McMaster went on to describe the state technical college system’s ReadySC program. When a new company comes to South Carolina, the program will send educational experts across the globe to learn about that firm’s manufacturing processes first-hand at one of the company’s existing facilities. Those fact-finding missions are used to develop curriculum for people here, who receive intensive classroom and on-the-job instruction to get them ready to work.
“That means that family will have a paycheck coming in,” McMaster said. “They have the opportunity to grow, to work, to provide for their families.”
The program has proven vital to manufacturing giants, such as Volvo in rural Dorchester County, as they stand up massive plants in the Palmetto State. And when Volkswagen subsidiary Scout Motors announced it would build a $2 billion electric vehicle assembly facility in Blythewood, executives cited the area’s available workforce as a major factor in choosing the location.
Companies nationwide have struggled to find workers. In South Carolina, the unemployment rate sank to 2.9 percent in September, when there were an estimated 172,000 unfilled jobs statewide, according to the U.S. Bureau of Labor Statistics.

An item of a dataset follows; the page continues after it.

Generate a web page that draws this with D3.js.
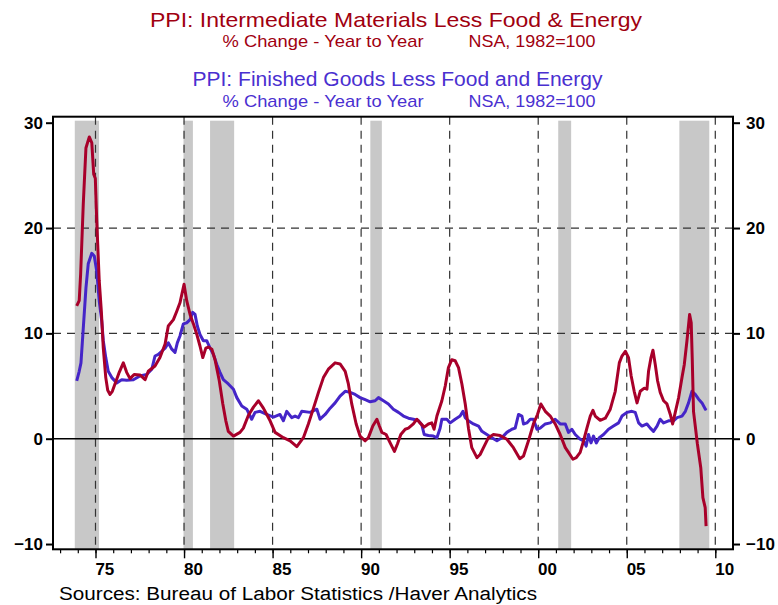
<!DOCTYPE html>
<html>
<head>
<meta charset="utf-8">
<script src="https://cdn.jsdelivr.net/npm/d3@7"></script>
<style>
  body { margin: 0; background: #fff; }
  svg { display: block; }
  text { font-family: "Liberation Sans Narrow", "Liberation Sans", Arial, sans-serif; }
</style>
</head>
<body>
<svg id="chart" width="778" height="605"></svg>
<script>
// PPI intermediate materials less food & energy, % y/y  [decimal year, value]
const intermediate = [
  [1973.94, 12.6], [1974.08, 13.1], [1974.16, 15.6], [1974.31, 22.3], [1974.46, 27.6],
  [1974.65, 28.65], [1974.79, 28.1], [1974.90, 25.1], [1974.99, 24.7], [1975.07, 20.7],
  [1975.21, 15.0], [1975.33, 12.1], [1975.44, 8.6], [1975.58, 5.8], [1975.69, 4.6],
  [1975.82, 4.2], [1975.95, 4.5], [1976.10, 5.2], [1976.34, 6.3], [1976.57, 7.2],
  [1976.76, 6.3], [1976.95, 5.7], [1977.18, 6.1], [1977.51, 6.05], [1977.80, 5.6],
  [1977.98, 6.4], [1978.36, 6.9], [1978.64, 7.7], [1978.93, 9.0], [1979.11, 10.7],
  [1979.40, 11.3], [1979.59, 12.1], [1979.77, 12.9], [1980.00, 14.66], [1980.15, 13.1],
  [1980.34, 11.8], [1980.53, 10.9], [1980.72, 9.9], [1980.90, 8.8], [1981.06, 7.7],
  [1981.23, 8.6], [1981.37, 8.7], [1981.57, 8.5], [1981.75, 7.5], [1981.99, 5.5],
  [1982.19, 3.3], [1982.36, 1.7], [1982.50, 0.7], [1982.79, 0.25], [1983.16, 0.6],
  [1983.35, 1.0], [1983.63, 2.2], [1983.92, 3.0], [1984.20, 3.6], [1984.48, 2.9],
  [1984.86, 1.7], [1985.14, 0.6], [1985.61, 0.1], [1985.99, -0.2], [1986.37, -0.75],
  [1986.74, 0.1], [1987.02, 1.4], [1987.31, 2.9], [1987.59, 4.4], [1987.87, 5.8],
  [1988.15, 6.6], [1988.53, 7.2], [1988.81, 7.1], [1989.10, 6.4], [1989.28, 5.2],
  [1989.47, 3.3], [1989.72, 1.4], [1989.94, 0.25], [1990.23, -0.2], [1990.41, 0.1],
  [1990.66, 1.2], [1990.89, 1.85], [1991.03, 1.2], [1991.17, 0.6], [1991.41, 0.4],
  [1991.64, -0.4], [1991.88, -1.2], [1992.05, -0.5], [1992.24, 0.4], [1992.49, 0.9],
  [1992.67, 1.0], [1992.95, 1.4], [1993.15, 1.85], [1993.33, 1.5], [1993.56, 1.1],
  [1993.80, 1.4], [1993.99, 1.5], [1994.12, 0.9], [1994.28, 2.15], [1994.56, 3.6],
  [1994.75, 5.0], [1994.93, 6.75], [1995.12, 7.5], [1995.31, 7.4], [1995.50, 6.75],
  [1995.69, 5.2], [1995.88, 3.3], [1996.06, 1.0], [1996.25, -0.85], [1996.54, -1.8],
  [1996.72, -1.5], [1996.91, -0.85], [1997.19, 0.1], [1997.47, 0.4], [1997.85, 0.3],
  [1998.23, -0.05], [1998.60, -0.85], [1998.96, -1.9], [1999.17, -1.65], [1999.45, -0.2],
  [1999.73, 1.4], [1999.96, 2.3], [2000.15, 3.3], [2000.40, 2.6], [2000.68, 2.15],
  [2000.96, 1.4], [2001.24, 0.4], [2001.53, -0.85], [2001.71, -1.3], [2001.96, -1.95],
  [2002.15, -1.8], [2002.37, -1.3], [2002.56, -0.2], [2002.75, 1.0], [2002.94, 2.15],
  [2003.09, 2.7], [2003.22, 2.15], [2003.50, 1.75], [2003.79, 1.95], [2004.07, 2.8],
  [2004.35, 4.5], [2004.58, 7.2], [2004.73, 7.85], [2004.92, 8.3], [2005.10, 7.7],
  [2005.25, 5.95], [2005.42, 4.5], [2005.58, 3.4], [2005.76, 4.5], [2005.99, 4.8],
  [2006.14, 4.7], [2006.23, 6.4], [2006.37, 7.7], [2006.48, 8.4], [2006.61, 7.05],
  [2006.74, 5.5], [2006.89, 4.4], [2007.08, 3.6], [2007.27, 3.3], [2007.46, 2.3],
  [2007.59, 1.4], [2007.74, 2.5], [2007.93, 3.9], [2008.12, 5.8], [2008.25, 7.05],
  [2008.40, 9.3], [2008.55, 11.8], [2008.64, 11.0], [2008.70, 7.5], [2008.77, 2.6],
  [2008.99, -0.5], [2009.18, -2.75], [2009.30, -5.6], [2009.43, -6.55], [2009.48, -8.3]
];

// PPI finished goods less food & energy, % y/y  [decimal year, value]
const finished = [
  [1973.94, 5.5], [1974.08, 6.4], [1974.18, 7.2], [1974.31, 10.5], [1974.46, 14.3],
  [1974.59, 16.6], [1974.79, 17.6], [1974.93, 17.35], [1975.07, 15.9], [1975.21, 13.1],
  [1975.35, 11.2], [1975.44, 9.3], [1975.58, 7.7], [1975.72, 6.4], [1975.92, 5.8],
  [1976.20, 5.3], [1976.48, 5.6], [1976.76, 5.55], [1977.14, 5.6], [1977.51, 5.95],
  [1977.89, 6.1], [1978.18, 6.6], [1978.36, 7.85], [1978.55, 8.0], [1978.74, 8.3],
  [1978.93, 8.6], [1979.11, 9.1], [1979.31, 8.5], [1979.49, 8.2], [1979.62, 9.1],
  [1979.77, 9.75], [1979.96, 10.9], [1980.15, 11.0], [1980.34, 11.3], [1980.49, 12.0],
  [1980.62, 11.8], [1980.75, 10.7], [1980.90, 9.9], [1981.09, 9.3], [1981.28, 9.3],
  [1981.47, 8.6], [1981.66, 8.0], [1981.85, 7.05], [1982.03, 6.3], [1982.22, 5.6],
  [1982.50, 5.2], [1982.79, 4.7], [1982.98, 3.9], [1983.26, 3.1], [1983.54, 2.8],
  [1983.82, 1.85], [1984.01, 2.5], [1984.29, 2.6], [1984.67, 2.3], [1985.05, 2.05],
  [1985.42, 2.3], [1985.61, 1.7], [1985.80, 2.6], [1986.08, 2.0], [1986.27, 2.15],
  [1986.46, 2.0], [1986.65, 2.6], [1987.12, 2.5], [1987.50, 2.8], [1987.68, 1.85],
  [1987.97, 2.3], [1988.25, 2.9], [1988.53, 3.4], [1988.81, 4.05], [1989.10, 4.5],
  [1989.38, 4.4], [1989.66, 4.2], [1989.94, 3.9], [1990.23, 3.7], [1990.51, 3.5],
  [1990.79, 3.6], [1990.98, 3.9], [1991.26, 3.6], [1991.54, 3.3], [1991.82, 2.8],
  [1992.11, 2.5], [1992.39, 2.15], [1992.67, 1.95], [1992.95, 1.85], [1993.24, 1.7],
  [1993.43, 1.3], [1993.56, 0.4], [1993.80, 0.3], [1994.08, 0.25], [1994.28, 0.1],
  [1994.46, 1.0], [1994.56, 1.85], [1994.84, 1.85], [1995.03, 1.5], [1995.31, 1.85],
  [1995.59, 2.15], [1995.75, 2.6], [1995.88, 2.0], [1996.06, 1.7], [1996.34, 1.4],
  [1996.63, 1.2], [1996.82, 0.7], [1997.10, 0.4], [1997.38, 0.1], [1997.67, -0.2],
  [1997.95, 0.1], [1998.23, 0.6], [1998.51, 0.9], [1998.70, 1.0], [1998.89, 2.3],
  [1999.08, 2.15], [1999.17, 1.4], [1999.36, 1.5], [1999.55, 1.85], [1999.73, 1.85],
  [1999.93, 0.9], [2000.11, 1.0], [2000.40, 1.4], [2000.68, 1.5], [2000.96, 1.85],
  [2001.24, 1.4], [2001.53, 1.4], [2001.71, 0.6], [2001.90, 0.9], [2002.09, 0.4],
  [2002.37, -0.05], [2002.56, -0.2], [2002.71, -0.7], [2002.84, 0.4], [2002.98, -0.4],
  [2003.12, 0.25], [2003.28, -0.4], [2003.45, 0.1], [2003.69, 0.4], [2003.97, 0.9],
  [2004.25, 1.2], [2004.54, 1.5], [2004.73, 2.15], [2005.01, 2.5], [2005.29, 2.6],
  [2005.48, 2.5], [2005.67, 1.5], [2005.86, 1.2], [2006.14, 1.4], [2006.33, 1.0],
  [2006.51, 0.7], [2006.71, 1.2], [2006.89, 1.85], [2007.08, 1.5], [2007.36, 1.7],
  [2007.64, 1.7], [2007.84, 2.0], [2008.12, 2.15], [2008.31, 2.6], [2008.49, 3.4],
  [2008.68, 4.5], [2008.87, 4.2], [2009.06, 3.75], [2009.25, 3.4], [2009.44, 2.8],
  [2009.49, 2.9]
];

// recessions (shaded), [start, end] in decimal years
const recessions = [
  [1973.83, 1975.2], [1979.97, 1980.5], [1981.47, 1982.83],
  [1990.52, 1991.17], [2001.13, 2001.86], [2007.97, 2009.66]
];

const yTicks = [-10, 0, 10, 20, 30];
const yGrid = [10, 20];
const majorYears = [1975, 1980, 1985, 1990, 1995, 2000, 2005, 2010];
const minorYears = d3.range(1973, 2011);

const red = "#a8002a";
const blue = "#4525c8";
const titleRed = "#a00010";
const titleBlue = "#4a30d0";

const svg = d3.select("#chart");
const plotLeft = 53, plotRight = 733, plotTop = 116.7, plotBottom = 549.3;

const x = d3.scaleLinear().domain([1972.6, 2011.0]).range([plotLeft, plotRight]);
const y = d3.scaleLinear().domain([-10.5, 30.57]).range([plotBottom, plotTop]);

// Titles: [text, x, baseline, width, size, colour]
const titleLines = [
  ["PPI: Intermediate Materials Less Food & Energy", 150, 27, 492, 21, titleRed],
  ["% Change - Year to Year", 222.5, 47, 201, 17, titleRed],
  ["NSA, 1982=100", 468.5, 47, 127, 17, titleRed],
  ["PPI: Finished Goods Less Food and Energy", 192.5, 86, 410, 20, titleBlue],
  ["% Change - Year to Year", 222.5, 106.5, 201, 17, titleBlue],
  ["NSA, 1982=100", 468.5, 106.5, 127, 17, titleBlue]
];
svg.append("g").selectAll("text")
  .data(titleLines)
  .join("text")
  .attr("x", d => d[1]).attr("y", d => d[2])
  .attr("textLength", d => d[3]).attr("lengthAdjust", "spacingAndGlyphs")
  .style("font-size", d => d[4] + "px")
  .attr("fill", d => d[5])
  .text(d => d[0]);

// Recession bands
svg.append("g").selectAll("rect")
  .data(recessions)
  .join("rect")
  .attr("x", d => x(d[0]))
  .attr("width", d => x(d[1]) - x(d[0]))
  .attr("y", plotTop + 4)
  .attr("height", plotBottom - plotTop - 4)
  .attr("fill", "#c8c8c8");

// Dashed grid
svg.append("g").selectAll("line")
  .data(majorYears)
  .join("line")
  .attr("x1", d => x(d)).attr("x2", d => x(d))
  .attr("y1", plotTop).attr("y2", plotBottom)
  .attr("stroke", "#333").attr("stroke-width", 1.2)
  .attr("stroke-dasharray", "8,6");

svg.append("g").selectAll("line")
  .data(yGrid)
  .join("line")
  .attr("x1", plotLeft).attr("x2", plotRight)
  .attr("y1", d => y(d)).attr("y2", d => y(d))
  .attr("stroke", "#333").attr("stroke-width", 1.2)
  .attr("stroke-dasharray", "8,6");

// zero line
svg.append("line")
  .attr("x1", plotLeft).attr("x2", plotRight)
  .attr("y1", y(0)).attr("y2", y(0))
  .attr("stroke", "#000").attr("stroke-width", 1.6);

// Series
const line = d3.line().x(d => x(d[0])).y(d => y(d[1]));
svg.append("path").datum(finished)
  .attr("d", line).attr("fill", "none")
  .attr("stroke", blue).attr("stroke-width", 3)
  .attr("stroke-linejoin", "round");
svg.append("path").datum(intermediate)
  .attr("d", line).attr("fill", "none")
  .attr("stroke", red).attr("stroke-width", 3)
  .attr("stroke-linejoin", "round");

// Frame
svg.append("rect")
  .attr("x", plotLeft).attr("y", plotTop)
  .attr("width", plotRight - plotLeft).attr("height", plotBottom - plotTop)
  .attr("fill", "none").attr("stroke", "#000").attr("stroke-width", 2);

// Axes
function styleAxis(g) {
  g.select(".domain").remove();
  g.selectAll(".tick line").attr("stroke", "#000").attr("stroke-width", 2);
  g.selectAll("text")
    .style("font-family", "'Liberation Sans', Arial, sans-serif")
    .style("font-size", "17px").style("font-weight", "bold").attr("fill", "#000");
}

svg.append("g").attr("transform", `translate(${plotLeft},0)`)
  .call(d3.axisLeft(y).tickValues(yTicks).tickSize(7).tickPadding(3).tickFormat(d3.format("d")))
  .call(styleAxis);

svg.append("g").attr("transform", `translate(${plotRight},0)`)
  .call(d3.axisRight(y).tickValues(yTicks).tickSize(7).tickPadding(6).tickFormat(d3.format("d")))
  .call(styleAxis);

svg.append("g").attr("transform", `translate(0,${plotBottom})`)
  .call(d3.axisBottom(x).tickValues(minorYears).tickSize(4).tickFormat(""))
  .call(styleAxis)
  .selectAll(".tick line").attr("stroke-width", 1.2);

svg.append("g").attr("transform", `translate(0,${plotBottom})`)
  .call(d3.axisBottom(x).tickValues(majorYears).tickSize(9).tickFormat(""))
  .call(styleAxis)
  .selectAll(".tick line").attr("stroke-width", 1.4);

// year labels sit centred in the year interval
svg.append("g").attr("transform", `translate(0,${plotBottom})`)
  .call(d3.axisBottom(x).tickValues(majorYears.map(d => d + 0.5)).tickSize(0).tickPadding(14)
    .tickFormat(d => d3.format("02d")(Math.round(d - 0.5) % 100)))
  .call(styleAxis);

// Source
svg.append("text").attr("x", 59).attr("y", 600)
  .attr("textLength", 478).attr("lengthAdjust", "spacingAndGlyphs")
  .style("font-size", "18px").attr("fill", "#000")
  .text("Sources:  Bureau of Labor Statistics /Haver Analytics");
</script>
</body>
</html>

McMaster also highlighted $94 million of funding in last year’s budget to provide scholarships to technical college students pursuing degrees in high-demand career fields, such as healthcare, IT, manufacturing and logistics.
It’s not the first time McMaster has cited lyrics in his speeches, though he tends to quote blues and country artists. In 2020, he ended a high school commencement speech in Florence by breaking out his guitar and singing a Paul McCartney song.